On Alice Shapiro’s “The Twittering Machine”

The Twittering Machine (painting by Klee here)
Alice Shapiro

“A line is a dot that went for a walk” – Paul Klee

Clock. Time’s machine
twittering off each glassy moment
fragile soundings faraway
at the nape of memory
reminding, rewinding.
O clock, o’clock
machine of mornings
to wash, to work, to win
against your ticking, always
on.

Toaster. Bread burner
hot molecular intrusion making food smack
of sweet and crunchy bliss,
morning’s stomach-hug
tactile power in the lift of a stiff slice
buttered, jammed, swallowed
well before the dreaded time to clock
in.

Auto. Legs in, torso in, head
swivels east to west checking traffic
from a rear-view looking glass.
Leather smells spiked with stale tobacco smoke
suffocate in a cloistered cocoon space
blasted by a vulgar booming song
muffling twittering signals
from a wrist-clock, reminding
of commitment.
And the auto, instead of turning in,
punching in to work
drives straight into the sunset.

Comment:

Watch me join “The Twittering Machine,” but first look at the painting and read MoMA’s short commentary in the link above. We could spend time talking about the “natural”/”industrial” fusion; the ambiguity of the lines upon which the birds are perched, or are shackled to, or are defined by. The hand crank, the pit that seems to be the same color as the top of the painting, the “monstrosity” of the “birds” are more what I’m interested in: why the deformity, why the suggestion of a greater horror inside a music box? The appearance of the whole makes one wonder if what keeps us in the cave are sounds more than images, but again, watch me join the machine: images do not necessarily liberate.
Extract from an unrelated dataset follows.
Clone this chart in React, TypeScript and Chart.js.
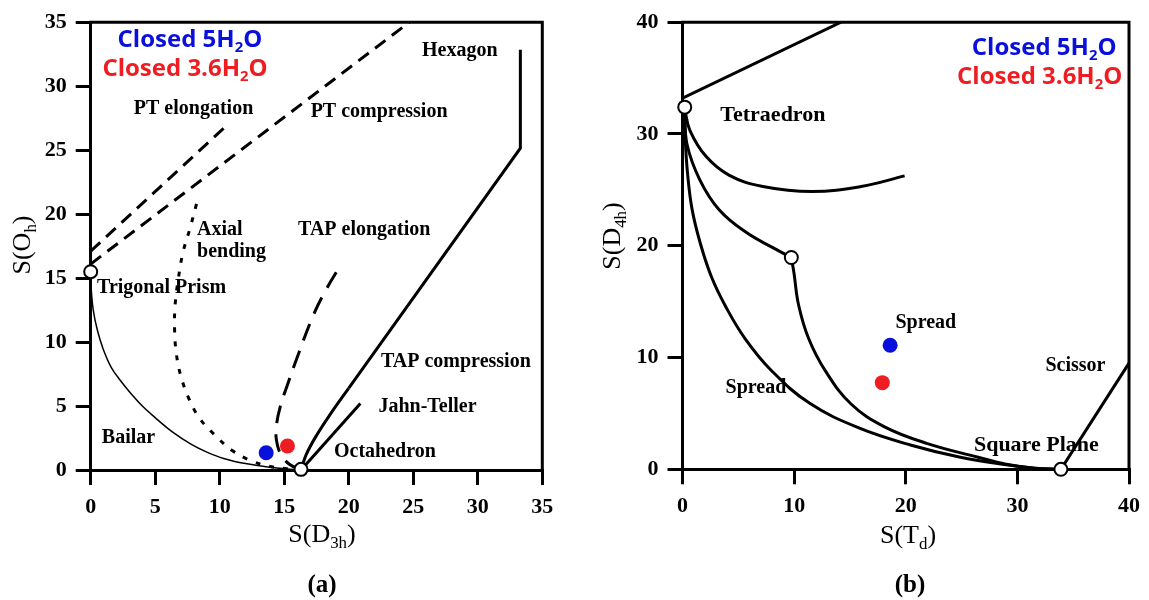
import React, { useEffect, useRef } from 'react';
import { Chart, registerables } from 'chart.js';

Chart.register(...registerables);

type Pt = [number, number];

// ---------- Panel (a): S(Oh) against S(D3h) ----------
const ticksAX = [0, 5, 10, 15, 20, 25, 30, 35];
const ticksAY = [0, 5, 10, 15, 20, 25, 30, 35];

const bailarPath: Pt[] = [
  [0, 15.5], [0.05, 14], [0.2, 12.5], [0.5, 11], [0.95, 9.5], [1.6, 8], [2.3, 7], [3.1, 6],
  [4.0, 5], [5.1, 4], [6.3, 3], [7.8, 2], [9.0, 1.4], [10.3, 0.9], [12.0, 0.5], [14.0, 0.2], [16.3, 0],
];
const axialBendingPath: Pt[] = [
  [8.2, 20.8], [7.7, 18.9], [7.15, 17.0], [6.8, 15.0], [6.55, 13.0], [6.5, 11.0], [6.65, 9.0],
  [7.0, 7.3], [7.6, 5.6], [8.4, 4.1], [9.5, 2.85], [11.0, 1.5], [12.5, 0.7], [13.8, 0.3], [15.3, 0.08],
];
const tapElongationPath: Pt[] = [
  [16.3, 0], [15.4, 0.45], [14.75, 1.2], [14.4, 2.3], [14.4, 3.5], [14.7, 5.0], [15.3, 6.8],
  [16.0, 8.8], [17.3, 12.2], [18.3, 14.2], [19.3, 15.9],
];
const tapCompressionFoot: Pt[] = [[16.3, 0], [16.7, 1.2], [17.5, 2.7], [18.6, 4.4], [20.0, 6.4]];
const tapCompressionPath: Pt[] = [[20.0, 6.4], [33.3, 25.15], [33.3, 32.85]];
const jahnTellerPath: Pt[] = [[16.3, 0], [20.9, 5.2]];
const ptElongationPath: Pt[] = [[0, 17.1], [10.4, 26.8]];
const ptCompressionPath: Pt[] = [[0, 16.1], [24.7, 35]];
const shapesA: Pt[] = [[0, 15.5], [16.3, 0.05]];
const closed5A: Pt[] = [[13.6, 1.35]];
const closed36A: Pt[] = [[15.25, 1.88]];

// ---------- Panel (b): S(D4h) against S(Td) ----------
const ticksBX = [0, 10, 20, 30, 40];
const ticksBY = [0, 10, 20, 30, 40];

const upperBranchB: Pt[] = [[0, 33.2], [14.2, 40]];
const shallowBranchB: Pt[] = [
  [0.2, 32.2], [0.67, 30.3], [2.1, 28.0], [4.2, 26.3], [7.2, 25.3], [11.6, 24.85], [16.0, 25.3], [19.9, 26.25],
];
const toKinkB: Pt[] = [
  [0.2, 32.2], [0.4, 29.1], [1.55, 25.9], [3.3, 23.2], [5.7, 21.2], [8.05, 19.85], [9.75, 18.95],
];
const fromKinkB: Pt[] = [
  [9.75, 18.95], [9.98, 17.6], [10.4, 14.7], [11.3, 11.7], [12.8, 8.8], [15.1, 5.84], [18.1, 3.8],
  [21.95, 2.3], [26.4, 1.1], [29.0, 0.45], [31.5, 0.1], [33.9, 0],
];
const spreadPathB: Pt[] = [
  [0.2, 32.2], [0.25, 29.5], [0.45, 26.5], [0.85, 23.3], [1.6, 20.2], [2.6, 17.2], [3.9, 14.5],
  [5.6, 11.7], [8.0, 8.8], [11.4, 5.9], [15.8, 3.7], [20.5, 2.15], [25.0, 1.05], [29.0, 0.4],
  [31.6, 0.1], [33.9, 0],
];
const scissorPathB: Pt[] = [[33.9, 0], [40, 9.5]];
const shapesB: Pt[] = [[0.2, 32.4], [9.75, 18.95], [33.9, 0]];
const closed5B: Pt[] = [[18.6, 11.1]];
const closed36B: Pt[] = [[17.9, 7.75]];

// ---------- text ----------
type Seg = { t: string; sub?: boolean };
type Label = { text: string; x: number; y: number; align: CanvasTextAlign; size?: number };

const labelsA: Label[] = [
  { text: 'Hexagon', x: 28.6, y: 32.8, align: 'center' },
  { text: 'PT elongation', x: 7.97, y: 28.2, align: 'center' },
  { text: 'PT compression', x: 22.35, y: 28.0, align: 'center' },
  { text: 'Axial', x: 8.24, y: 18.75, align: 'left' },
  { text: 'bending', x: 8.24, y: 17.03, align: 'left' },
  { text: 'TAP elongation', x: 21.2, y: 18.75, align: 'center' },
  { text: 'Trigonal Prism', x: 0.49, y: 14.23, align: 'left' },
  { text: 'TAP compression', x: 28.3, y: 8.42, align: 'center' },
  { text: 'Jahn-Teller', x: 26.1, y: 4.92, align: 'center' },
  { text: 'Bailar', x: 2.93, y: 2.49, align: 'center' },
  { text: 'Octahedron', x: 22.8, y: 1.4, align: 'center' },
];
const labelsB: Label[] = [
  { text: 'Tetraedron', x: 8.1, y: 31.7, align: 'center', size: 22 },
  { text: 'Spread', x: 21.8, y: 13.06, align: 'center' },
  { text: 'Scissor', x: 35.2, y: 9.23, align: 'center' },
  { text: 'Spread', x: 6.58, y: 7.31, align: 'center' },
  { text: 'Square Plane', x: 31.7, y: 2.15, align: 'center', size: 22 },
];

const BLUE = '#0a10dc';
const RED = '#ef1c22';
const SERIF = '"Liberation Serif", serif';
const SANS = '"Open Sans", Lato, sans-serif';

const legend5: Seg[] = [{ t: 'Closed 5H' }, { t: '2', sub: true }, { t: 'O' }];
const legend36: Seg[] = [{ t: 'Closed 3.6H' }, { t: '2', sub: true }, { t: 'O' }];

type PanelSpec = {
  ticksX: number[];
  ticksY: number[];
  lines: { pts: Pt[]; width: number; dash?: number[]; tension?: number }[];
  shapes: Pt[];
  blue: Pt[];
  red: Pt[];
  labels: Label[];
  legendBlue: { x: number; y: number };
  legendRed: { x: number; y: number };
  xTitle: Seg[];
  yTitle: Seg[];
  caption: string;
  xTitlePos: [number, number];
  yTitlePos: [number, number];
  captionPos: [number, number];
  padding: { left: number; right: number; top: number; bottom: number };
  yAxisWidth: number;
  xAxisHeight: number;
};

const panelA: PanelSpec = {
  ticksX: ticksAX,
  ticksY: ticksAY,
  lines: [
    { pts: bailarPath, width: 1.5, tension: 0.4 },
    { pts: axialBendingPath, width: 3, dash: [5, 9], tension: 0.4 },
    { pts: tapElongationPath, width: 3, dash: [18, 11], tension: 0.4 },
    { pts: tapCompressionFoot, width: 3, tension: 0.4 },
    { pts: tapCompressionPath, width: 3 },
    { pts: jahnTellerPath, width: 3 },
    { pts: ptElongationPath, width: 3, dash: [13, 8] },
    { pts: ptCompressionPath, width: 3, dash: [13, 8] },
  ],
  shapes: shapesA,
  blue: closed5A,
  red: closed36A,
  labels: labelsA,
  legendBlue: { x: 7.69, y: 33.06 },
  legendRed: { x: 7.31, y: 30.8 },
  xTitle: [{ t: 'S(D' }, { t: '3h', sub: true }, { t: ')' }],
  yTitle: [{ t: 'S(O' }, { t: 'h', sub: true }, { t: ')' }],
  caption: '(a)',
  xTitlePos: [322, 542],
  yTitlePos: [30, 245],
  captionPos: [322, 592],
  padding: { left: 0, right: 32.7, top: 20, bottom: 0 },
  yAxisWidth: 90.7,
  xAxisHeight: 130,
};

const panelB: PanelSpec = {
  ticksX: ticksBX,
  ticksY: ticksBY,
  lines: [
    { pts: upperBranchB, width: 3 },
    { pts: shallowBranchB, width: 3, tension: 0.4 },
    { pts: toKinkB, width: 3, tension: 0.4 },
    { pts: fromKinkB, width: 3, tension: 0.4 },
    { pts: spreadPathB, width: 3, tension: 0.4 },
    { pts: scissorPathB, width: 3 },
  ],
  shapes: shapesB,
  blue: closed5B,
  red: closed36B,
  labels: labelsB,
  legendBlue: { x: 32.4, y: 37.1 },
  legendRed: { x: 32.0, y: 34.45 },
  xTitle: [{ t: 'S(T' }, { t: 'd', sub: true }, { t: ')' }],
  yTitle: [{ t: 'S(D' }, { t: '4h', sub: true }, { t: ')' }],
  caption: '(b)',
  xTitlePos: [333, 543],
  yTitlePos: [45, 236],
  captionPos: [335, 592],
  padding: { left: 0, right: 15.5, top: 17.5, bottom: 0 },
  yAxisWidth: 107.5,
  xAxisHeight: 130.7,
};

const toXY = (pts: Pt[]) => pts.map(([x, y]) => ({ x, y }));

function drawRich(
  ctx: CanvasRenderingContext2D,
  segs: Seg[],
  x: number,
  y: number,
  opts: { family: string; size: number; weight: string; color: string; subScale: number; subDrop: number },
  align: 'left' | 'center' | 'right',
  angle = 0,
) {
  ctx.save();
  ctx.translate(x, y);
  if (angle) ctx.rotate(angle);
  ctx.fillStyle = opts.color;
  ctx.textAlign = 'left';
  ctx.textBaseline = 'alphabetic';
  const fontFor = (sub?: boolean) =>
    `${opts.weight} ${sub ? opts.size * opts.subScale : opts.size}px ${opts.family}`;
  const widths = segs.map((s) => {
    ctx.font = fontFor(s.sub);
    return ctx.measureText(s.t).width;
  });
  const total = widths.reduce((a, b) => a + b, 0);
  let cx = align === 'center' ? -total / 2 : align === 'right' ? -total : 0;
  segs.forEach((s, i) => {
    ctx.font = fontFor(s.sub);
    ctx.fillText(s.t, cx, s.sub ? opts.subDrop : 0);
    cx += widths[i];
  });
  ctx.restore();
}

function makeScale(ticks: number[], axis: 'x' | 'y', fit: number) {
  return {
    type: 'linear' as const,
    position: axis === 'x' ? ('bottom' as const) : ('left' as const),
    min: ticks[0],
    max: ticks[ticks.length - 1],
    afterBuildTicks: (s: any) => {
      s.ticks = ticks.map((v) => ({ value: v }));
    },
    afterFit: (s: any) => {
      if (axis === 'x') s.height = fit;
      else s.width = fit;
    },
    ticks: {
      color: '#000',
      font: { family: SERIF, size: 22, weight: 'bold' as const },
      padding: 9,
      autoSkip: false,
      maxRotation: 0,
      minRotation: 0,
      callback: (v: any) => String(v),
    },
    grid: {
      display: true,
      drawOnChartArea: false,
      drawTicks: true,
      tickLength: 15,
      lineWidth: 3,
      color: '#000',
      tickColor: '#000',
      tickWidth: 3,
    },
    border: { display: true, color: '#000', width: 3 },
  };
}

function buildConfig(p: PanelSpec): any {
  const markerSets = [
    {
      data: toXY(p.shapes),
      showLine: false,
      pointRadius: 6.5,
      pointHoverRadius: 6.5,
      backgroundColor: '#fff',
      pointBackgroundColor: '#fff',
      borderColor: '#000',
      pointBorderColor: '#000',
      pointBorderWidth: 2,
      clip: false,
      order: 0,
    },
    {
      data: toXY(p.blue),
      showLine: false,
      pointRadius: 7.5,
      pointHoverRadius: 7.5,
      backgroundColor: BLUE,
      pointBackgroundColor: BLUE,
      pointBorderWidth: 0,
      borderWidth: 0,
      clip: false,
      order: 1,
    },
    {
      data: toXY(p.red),
      showLine: false,
      pointRadius: 7.5,
      pointHoverRadius: 7.5,
      backgroundColor: RED,
      pointBackgroundColor: RED,
      pointBorderWidth: 0,
      borderWidth: 0,
      clip: false,
      order: 1,
    },
  ];
  const lineSets = p.lines.map((l) => ({
    data: toXY(l.pts),
    showLine: true,
    borderColor: '#000',
    backgroundColor: '#000',
    borderWidth: l.width,
    borderDash: l.dash ?? [],
    tension: l.tension ?? 0,
    pointRadius: 0,
    pointHoverRadius: 0,
    fill: false,
    order: 5,
  }));

  const decor = {
    id: 'panelDecor',
    afterDraw(chart: any) {
      const ctx: CanvasRenderingContext2D = chart.ctx;
      const { left, right, top, bottom } = chart.chartArea;
      const sx = chart.scales.x;
      const sy = chart.scales.y;

      // top and right frame lines
      ctx.save();
      ctx.strokeStyle = '#000';
      ctx.lineWidth = 3;
      ctx.beginPath();
      ctx.moveTo(left - 1.5, top);
      ctx.lineTo(right, top);
      ctx.lineTo(right, bottom + 1.5);
      ctx.stroke();
      ctx.restore();

      // region labels
      ctx.save();
      ctx.fillStyle = '#000';
      ctx.textBaseline = 'middle';
      p.labels.forEach((lb) => {
        ctx.font = `bold ${lb.size ?? 20}px ${SERIF}`;
        ctx.textAlign = lb.align;
        ctx.fillText(lb.text, sx.getPixelForValue(lb.x), sy.getPixelForValue(lb.y));
      });
      ctx.restore();

      // series key
      const keyStyle = { family: SANS, size: 24, weight: 'bold', subScale: 0.62, subDrop: 5 };
      drawRich(ctx, legend5, sx.getPixelForValue(p.legendBlue.x), sy.getPixelForValue(p.legendBlue.y),
        { ...keyStyle, color: BLUE }, 'center');
      drawRich(ctx, legend36, sx.getPixelForValue(p.legendRed.x), sy.getPixelForValue(p.legendRed.y),
        { ...keyStyle, color: RED }, 'center');

      // axis titles and panel caption
      const titleStyle = { family: SERIF, size: 26, weight: 'normal', color: '#000', subScale: 0.65, subDrop: 6 };
      drawRich(ctx, p.xTitle, p.xTitlePos[0], p.xTitlePos[1], titleStyle, 'center');
      drawRich(ctx, p.yTitle, p.yTitlePos[0], p.yTitlePos[1], titleStyle, 'center', -Math.PI / 2);
      drawRich(ctx, [{ t: p.caption }], p.captionPos[0], p.captionPos[1],
        { family: SERIF, size: 25, weight: 'bold', color: '#000', subScale: 1, subDrop: 0 }, 'center');
    },
  };

  return {
    type: 'scatter',
    data: { datasets: [...markerSets, ...lineSets] },
    options: {
      responsive: false,
      maintainAspectRatio: false,
      animation: false,
      events: [],
      layout: { padding: p.padding },
      plugins: { legend: { display: false }, tooltip: { enabled: false }, title: { display: false } },
      scales: {
        x: makeScale(p.ticksX, 'x', p.xAxisHeight),
        y: makeScale(p.ticksY, 'y', p.yAxisWidth),
      },
    },
    plugins: [decor],
  };
}

function Panel({ spec, left, width }: { spec: PanelSpec; left: number; width: number }) {
  const ref = useRef<HTMLCanvasElement>(null);
  useEffect(() => {
    if (!ref.current) return;
    const chart = new Chart(ref.current, buildConfig(spec));
    return () => chart.destroy();
  }, [spec]);
  return (
    <canvas
      ref={ref}
      width={width}
      height={600}
      style={{ position: 'absolute', left, top: 0, width, height: 600 }}
    />
  );
}

export default function App() {
  return (
    <div style={{ position: 'absolute', left: 0, top: 0, width: 1149, height: 600, background: '#fff', overflow: 'hidden' }}>
      <Panel spec={panelA} left={0} width={575} />
      <Panel spec={panelB} left={575} width={574} />
    </div>
  );
}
Onto the poem. The fragments that mark spoken word are not quite twitterings, but what if we recognized them as everyday and incessant? Clock, Toaster, Auto: the location switches but our subject’s movement is at best defined by restraint. “Toaster” sticks out: it is a machine made for the human. “Clock” and “Auto[matic]” are machines we are within.

“Glassy” and “glass” may hint at the abstractions used to create the machine: first, the form of the thing, not the thing itself. Take those moments, they are emptying; react to the reflections of other autos. Those “fragile soundings faraway at the nape of memory” are otherworldly, even though they are the empty tickings of the clock. The clock is time’s machine, not ours necessarily; it becomes the machine of morning once the dreamworld is abandoned for the dream (“to wash, to work, to win”). We fight the clock as we are beholden to it; it is “always on.”

“In” ends the second stanza, and it isn’t hard to see the mechanistic process that we are come into full swing (“buttered, jammed, swallowed”). What is interesting is the “smack of sweet and crunchy bliss:” a toaster isn’t a deformed or deforming machine necessarily.

But our “human” spoken about sticks himself into the car and limits his own motion and seeing for pure speed. The car is filled with narcotics of one sort or another: smoke replaces air, the noise replaces even the twittering. We are in the pit. Our subject may or may not be going to work: if he can only imagine material happiness, then the cliche of driving off into the sunset with his automobile will suffice. He may be going to work, though: we could say “work” is the “sunset” – the finality – since “work” has been reduced to being machinery. Either way, it doesn’t matter: this whole poem has been at the nape of memory; twitterings are no replacement for the awareness, joining and articulation of thought. There is a machine at work there too, but one that strives for consciousness rather than bliss or a substitute for bliss. At best, twitterings are a memento mori (cf. Dickinson, “The Earth has many keys…”), and that is all that has really been said so far.